Job: Exactly repeat the lines starting at the one that holds "Output the Python" and ending at the one that holds "vehicle_pct = [5.4, 2.0, 3.1, 4.2, 5.9, 11.5, 22.8, 45.0]". Both end lines count; leave out everything else.

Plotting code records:
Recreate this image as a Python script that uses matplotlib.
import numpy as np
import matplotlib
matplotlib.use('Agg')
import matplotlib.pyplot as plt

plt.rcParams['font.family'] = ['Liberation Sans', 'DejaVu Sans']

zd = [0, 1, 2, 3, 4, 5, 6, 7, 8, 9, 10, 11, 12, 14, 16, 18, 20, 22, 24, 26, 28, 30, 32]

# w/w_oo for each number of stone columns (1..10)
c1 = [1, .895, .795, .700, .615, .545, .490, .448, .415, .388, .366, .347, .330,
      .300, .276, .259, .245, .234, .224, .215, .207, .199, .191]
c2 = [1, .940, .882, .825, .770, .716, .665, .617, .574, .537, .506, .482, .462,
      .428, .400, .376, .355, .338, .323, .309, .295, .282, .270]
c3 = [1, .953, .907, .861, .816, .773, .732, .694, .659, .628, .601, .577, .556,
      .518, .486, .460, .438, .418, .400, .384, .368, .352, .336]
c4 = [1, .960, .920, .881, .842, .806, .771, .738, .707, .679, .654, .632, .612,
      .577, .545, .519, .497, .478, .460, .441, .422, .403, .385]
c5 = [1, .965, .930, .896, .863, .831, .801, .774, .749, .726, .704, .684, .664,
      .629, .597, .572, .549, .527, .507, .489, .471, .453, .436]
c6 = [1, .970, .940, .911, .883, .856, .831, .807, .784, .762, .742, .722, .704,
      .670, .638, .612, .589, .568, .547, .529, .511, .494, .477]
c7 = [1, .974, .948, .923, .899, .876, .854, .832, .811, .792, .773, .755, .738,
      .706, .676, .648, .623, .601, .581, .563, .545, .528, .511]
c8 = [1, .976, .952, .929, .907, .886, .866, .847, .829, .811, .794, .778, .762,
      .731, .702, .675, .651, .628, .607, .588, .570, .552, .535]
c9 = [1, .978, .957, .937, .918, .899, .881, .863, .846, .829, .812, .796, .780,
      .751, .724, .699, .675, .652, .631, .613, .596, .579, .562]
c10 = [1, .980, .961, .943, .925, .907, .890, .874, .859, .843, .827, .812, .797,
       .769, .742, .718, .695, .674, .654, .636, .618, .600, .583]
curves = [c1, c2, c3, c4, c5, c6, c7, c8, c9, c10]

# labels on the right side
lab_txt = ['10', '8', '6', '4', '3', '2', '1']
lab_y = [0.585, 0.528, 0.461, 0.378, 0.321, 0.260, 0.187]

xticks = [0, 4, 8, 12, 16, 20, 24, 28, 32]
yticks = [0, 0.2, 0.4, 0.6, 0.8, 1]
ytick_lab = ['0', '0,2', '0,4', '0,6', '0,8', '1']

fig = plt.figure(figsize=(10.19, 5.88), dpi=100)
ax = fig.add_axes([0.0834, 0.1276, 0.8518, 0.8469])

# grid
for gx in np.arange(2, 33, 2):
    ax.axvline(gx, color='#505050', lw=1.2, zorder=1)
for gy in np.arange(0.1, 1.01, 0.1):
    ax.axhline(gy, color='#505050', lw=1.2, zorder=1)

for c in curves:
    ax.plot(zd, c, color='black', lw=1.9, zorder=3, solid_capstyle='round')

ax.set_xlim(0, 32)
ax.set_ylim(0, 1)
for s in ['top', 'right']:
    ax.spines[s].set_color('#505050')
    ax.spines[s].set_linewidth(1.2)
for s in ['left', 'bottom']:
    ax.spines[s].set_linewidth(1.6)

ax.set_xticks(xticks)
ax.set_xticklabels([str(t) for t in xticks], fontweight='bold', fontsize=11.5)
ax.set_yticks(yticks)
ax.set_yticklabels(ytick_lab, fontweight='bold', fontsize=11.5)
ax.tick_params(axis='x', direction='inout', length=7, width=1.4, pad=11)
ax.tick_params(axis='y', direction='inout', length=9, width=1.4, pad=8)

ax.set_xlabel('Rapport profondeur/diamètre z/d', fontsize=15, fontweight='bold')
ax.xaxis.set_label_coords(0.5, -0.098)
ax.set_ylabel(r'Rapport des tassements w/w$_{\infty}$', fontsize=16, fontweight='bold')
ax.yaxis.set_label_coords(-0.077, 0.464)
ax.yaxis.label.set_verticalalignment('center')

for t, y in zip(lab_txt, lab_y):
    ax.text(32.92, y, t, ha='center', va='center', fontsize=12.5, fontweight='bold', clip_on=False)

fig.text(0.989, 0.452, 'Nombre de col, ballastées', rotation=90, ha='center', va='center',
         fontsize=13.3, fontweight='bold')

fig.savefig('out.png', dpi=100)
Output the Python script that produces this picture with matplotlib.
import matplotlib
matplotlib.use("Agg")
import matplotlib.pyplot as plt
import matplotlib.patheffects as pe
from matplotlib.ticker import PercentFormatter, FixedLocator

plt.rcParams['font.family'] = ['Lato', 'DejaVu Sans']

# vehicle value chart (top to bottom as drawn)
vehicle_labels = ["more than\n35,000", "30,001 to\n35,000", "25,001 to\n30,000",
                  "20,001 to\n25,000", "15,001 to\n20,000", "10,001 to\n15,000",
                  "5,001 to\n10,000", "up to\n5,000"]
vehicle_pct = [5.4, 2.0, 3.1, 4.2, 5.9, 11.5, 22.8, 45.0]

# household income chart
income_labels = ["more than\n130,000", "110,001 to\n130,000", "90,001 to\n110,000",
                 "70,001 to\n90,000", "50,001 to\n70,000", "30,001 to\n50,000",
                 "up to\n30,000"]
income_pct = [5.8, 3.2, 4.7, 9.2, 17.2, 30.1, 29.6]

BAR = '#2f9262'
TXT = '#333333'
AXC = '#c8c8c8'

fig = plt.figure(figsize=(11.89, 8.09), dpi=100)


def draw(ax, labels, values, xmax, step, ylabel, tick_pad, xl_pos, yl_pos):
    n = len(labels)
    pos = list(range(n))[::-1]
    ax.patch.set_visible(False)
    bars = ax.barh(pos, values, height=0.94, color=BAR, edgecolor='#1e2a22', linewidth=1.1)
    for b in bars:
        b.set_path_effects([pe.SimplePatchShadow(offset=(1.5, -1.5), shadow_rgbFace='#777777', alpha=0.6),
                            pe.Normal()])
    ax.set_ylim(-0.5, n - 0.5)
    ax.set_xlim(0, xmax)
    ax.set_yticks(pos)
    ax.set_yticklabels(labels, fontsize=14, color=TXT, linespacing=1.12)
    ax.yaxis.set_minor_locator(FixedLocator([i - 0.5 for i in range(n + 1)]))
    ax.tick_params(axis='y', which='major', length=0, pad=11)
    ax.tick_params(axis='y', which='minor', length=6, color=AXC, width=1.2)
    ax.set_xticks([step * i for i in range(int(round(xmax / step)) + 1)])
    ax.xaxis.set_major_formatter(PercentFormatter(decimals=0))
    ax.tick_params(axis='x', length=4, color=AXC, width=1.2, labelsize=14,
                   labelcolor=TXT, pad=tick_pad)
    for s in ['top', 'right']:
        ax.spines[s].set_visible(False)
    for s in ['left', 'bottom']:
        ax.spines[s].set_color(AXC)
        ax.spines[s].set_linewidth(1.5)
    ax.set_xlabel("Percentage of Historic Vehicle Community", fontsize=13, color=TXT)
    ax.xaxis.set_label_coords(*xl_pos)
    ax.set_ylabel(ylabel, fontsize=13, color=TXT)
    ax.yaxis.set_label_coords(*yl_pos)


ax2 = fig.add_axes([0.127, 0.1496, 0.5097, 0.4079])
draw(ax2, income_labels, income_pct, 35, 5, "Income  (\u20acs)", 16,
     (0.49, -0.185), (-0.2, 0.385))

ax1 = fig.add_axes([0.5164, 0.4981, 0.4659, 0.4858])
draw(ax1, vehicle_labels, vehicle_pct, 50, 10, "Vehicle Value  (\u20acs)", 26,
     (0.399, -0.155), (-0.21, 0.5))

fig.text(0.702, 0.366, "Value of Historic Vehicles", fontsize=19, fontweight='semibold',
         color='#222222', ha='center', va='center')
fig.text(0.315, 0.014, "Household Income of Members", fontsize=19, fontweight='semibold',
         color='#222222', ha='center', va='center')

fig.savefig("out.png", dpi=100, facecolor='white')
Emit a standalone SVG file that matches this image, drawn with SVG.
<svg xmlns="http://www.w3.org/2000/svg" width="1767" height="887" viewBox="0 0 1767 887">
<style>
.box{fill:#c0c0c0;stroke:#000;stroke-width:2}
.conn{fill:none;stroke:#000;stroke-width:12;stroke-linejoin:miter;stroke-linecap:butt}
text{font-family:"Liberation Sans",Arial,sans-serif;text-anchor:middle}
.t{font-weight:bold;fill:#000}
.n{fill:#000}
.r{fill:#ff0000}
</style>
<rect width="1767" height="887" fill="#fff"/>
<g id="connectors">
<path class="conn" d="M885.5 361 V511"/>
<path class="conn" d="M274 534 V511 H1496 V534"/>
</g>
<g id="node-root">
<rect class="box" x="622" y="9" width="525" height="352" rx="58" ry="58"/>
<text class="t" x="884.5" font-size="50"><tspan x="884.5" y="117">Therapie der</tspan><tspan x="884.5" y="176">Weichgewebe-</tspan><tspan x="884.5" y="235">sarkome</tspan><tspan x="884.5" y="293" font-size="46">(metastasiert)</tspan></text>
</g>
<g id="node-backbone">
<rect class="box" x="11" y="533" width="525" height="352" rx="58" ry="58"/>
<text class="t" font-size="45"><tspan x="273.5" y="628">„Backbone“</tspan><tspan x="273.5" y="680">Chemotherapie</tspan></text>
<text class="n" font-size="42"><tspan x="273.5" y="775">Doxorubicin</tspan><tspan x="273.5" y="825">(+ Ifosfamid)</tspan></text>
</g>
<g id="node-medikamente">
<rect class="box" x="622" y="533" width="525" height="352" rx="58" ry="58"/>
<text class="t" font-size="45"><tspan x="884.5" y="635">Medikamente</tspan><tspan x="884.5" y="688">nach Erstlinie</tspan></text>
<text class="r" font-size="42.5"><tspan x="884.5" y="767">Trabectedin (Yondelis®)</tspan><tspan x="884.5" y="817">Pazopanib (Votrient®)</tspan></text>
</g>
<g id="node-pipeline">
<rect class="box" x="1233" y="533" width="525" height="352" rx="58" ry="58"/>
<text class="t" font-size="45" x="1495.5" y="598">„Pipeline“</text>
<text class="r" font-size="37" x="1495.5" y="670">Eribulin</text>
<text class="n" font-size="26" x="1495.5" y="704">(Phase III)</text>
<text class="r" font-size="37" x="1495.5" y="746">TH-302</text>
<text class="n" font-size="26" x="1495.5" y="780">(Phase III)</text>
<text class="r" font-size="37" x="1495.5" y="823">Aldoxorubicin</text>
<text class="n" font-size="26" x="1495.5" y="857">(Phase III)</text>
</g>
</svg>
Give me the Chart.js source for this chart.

The reply:
Output the Python script that produces this picture with matplotlib.
import matplotlib
matplotlib.use("Agg")
import matplotlib.pyplot as plt
import matplotlib.patheffects as pe
from matplotlib.ticker import PercentFormatter, FixedLocator

plt.rcParams['font.family'] = ['Lato', 'DejaVu Sans']

# vehicle value chart (top to bottom as drawn)
vehicle_labels = ["more than\n35,000", "30,001 to\n35,000", "25,001 to\n30,000",
                  "20,001 to\n25,000", "15,001 to\n20,000", "10,001 to\n15,000",
                  "5,001 to\n10,000", "up to\n5,000"]
vehicle_pct = [5.4, 2.0, 3.1, 4.2, 5.9, 11.5, 22.8, 45.0]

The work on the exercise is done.